NEW YORK — New York City Ballet, which has been going through one of the most tumultuous periods in its history, announced Thursday that it had picked new artistic leaders for the first time in more than three decades, turning to a pair of respected former dancers to help right the ship.

Jonathan Stafford, 38, who has been running the company for more than a year on an interim basis, will become the new artistic director of City Ballet as well as its affiliated academy, the School of American Ballet. Wendy Whelan, 51, a star ballerina who danced with the company for 30 years, will become City Ballet’s associate artistic director. The two said they intended to work as partners.

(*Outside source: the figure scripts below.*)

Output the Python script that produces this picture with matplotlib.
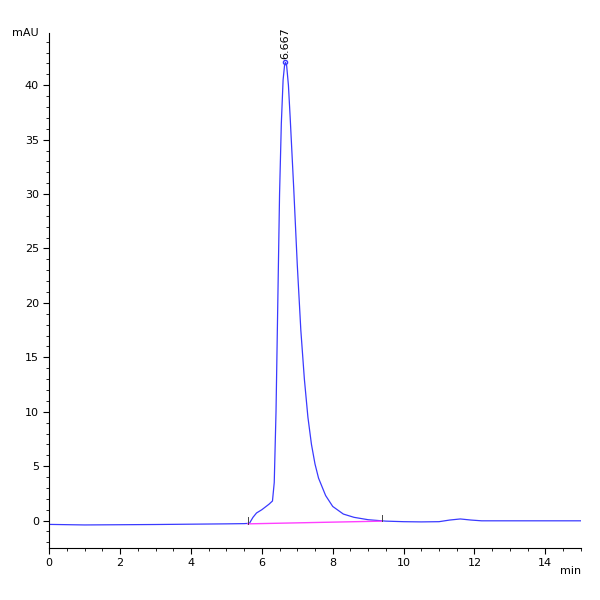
import numpy as np
import matplotlib
matplotlib.use('Agg')
import matplotlib.pyplot as plt
from matplotlib.ticker import MultipleLocator

# chromatogram points (min, mAU)
time_min = [0.0, 1.0, 2.0, 3.0, 4.0, 5.0, 5.5, 5.65, 5.75, 5.85, 6.0, 6.2, 6.3, 6.35, 6.4,
            6.45, 6.5, 6.55, 6.6, 6.64, 6.667, 6.7, 6.75, 6.8, 6.9, 7.0, 7.1, 7.2, 7.3, 7.4, 7.5,
            7.6, 7.8, 8.0, 8.3, 8.6, 9.0, 9.5, 10.0, 10.5, 11.0, 11.3, 11.6, 11.9, 12.2,
            13.0, 14.0, 15.0]
signal_mau = [-0.35, -0.4, -0.38, -0.36, -0.33, -0.3, -0.28, -0.25, 0.3, 0.7, 1.0, 1.5, 1.8, 3.5, 10.0,
              20.0, 30.0, 36.5, 40.5, 41.8, 42.1, 41.8, 40.0, 37.0, 30.5, 23.5, 17.5, 13.0, 9.5, 7.0, 5.2,
              3.9, 2.3, 1.3, 0.6, 0.3, 0.08, -0.05, -0.1, -0.12, -0.1, 0.05, 0.15, 0.05, -0.02,
              -0.02, -0.02, -0.02]
peak_time = 6.667
peak_height = 42.1
baseline_t = [5.6, 9.4]
baseline_y = [-0.3, -0.05]

fig, ax = plt.subplots(figsize=(6, 6), dpi=100)
fig.subplots_adjust(left=0.082, right=0.968, bottom=0.087, top=0.945)

ax.plot(time_min, signal_mau, color='#3a3aff', lw=0.9)
ax.plot(baseline_t, baseline_y, color='#ff40ff', lw=1.0)
ax.plot([peak_time], [peak_height], marker='o', ms=3, mfc='none', color='#3a3aff')
ax.text(peak_time, peak_height + 0.3, f'{peak_time:.3f}', rotation=90, ha='center', va='bottom', fontsize=8)
for t, y in zip(baseline_t, baseline_y):
    ax.plot([t, t], [y, y + 0.6], color='#444444', lw=0.7)

ax.set_xlim(0, 15)
ax.set_ylim(-2.5, 44.8)
ax.xaxis.set_major_locator(MultipleLocator(2))
ax.xaxis.set_minor_locator(MultipleLocator(0.5))
ax.yaxis.set_major_locator(MultipleLocator(5))
ax.yaxis.set_minor_locator(MultipleLocator(1))
ax.tick_params(labelsize=8, direction='out', length=4)
ax.tick_params(which='minor', length=2)
for s in ['top', 'right']:
    ax.spines[s].set_visible(False)
ax.text(-0.02, 1.0, 'mAU', transform=ax.transAxes, ha='right', va='center', fontsize=8)
ax.text(1.0, -0.045, 'min', transform=ax.transAxes, ha='right', va='center', fontsize=8)

fig.savefig('out.png', dpi=100)
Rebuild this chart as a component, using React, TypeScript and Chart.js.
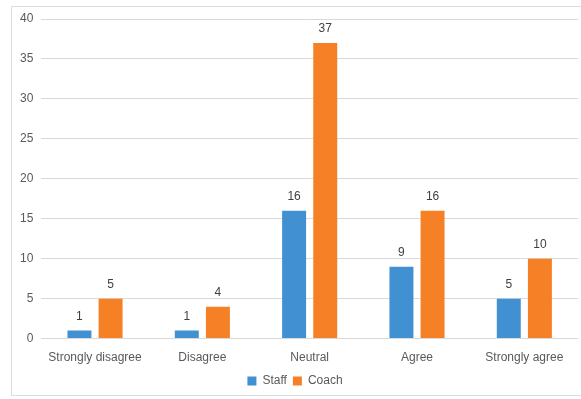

They are taking over a company that has been shaken over the past year and a half. Peter Martins, its longtime ballet master in chief, abruptly retired early last year amid allegations of physical and emotional abuse, which he denied. Then, with the company being led by an interim team overseen by Stafford, three of its 14 male principal dancers were forced out after being accused of sharing text messages of sexually explicit photos of women.

Stafford and Whelan, whose appointments were announced at a meeting of the company Thursday morning, said that healing the rifts within the company and improving its backstage culture would be a big part of their work.

“We both will really be working on the cultural elements of the company,” Stafford said during a joint interview with Whelan. “We agree on dancer development, dancer enrichment, making sure we are providing a safe space for them to really thrive as artists and as people, not just in the theater but in their personal lives as well.”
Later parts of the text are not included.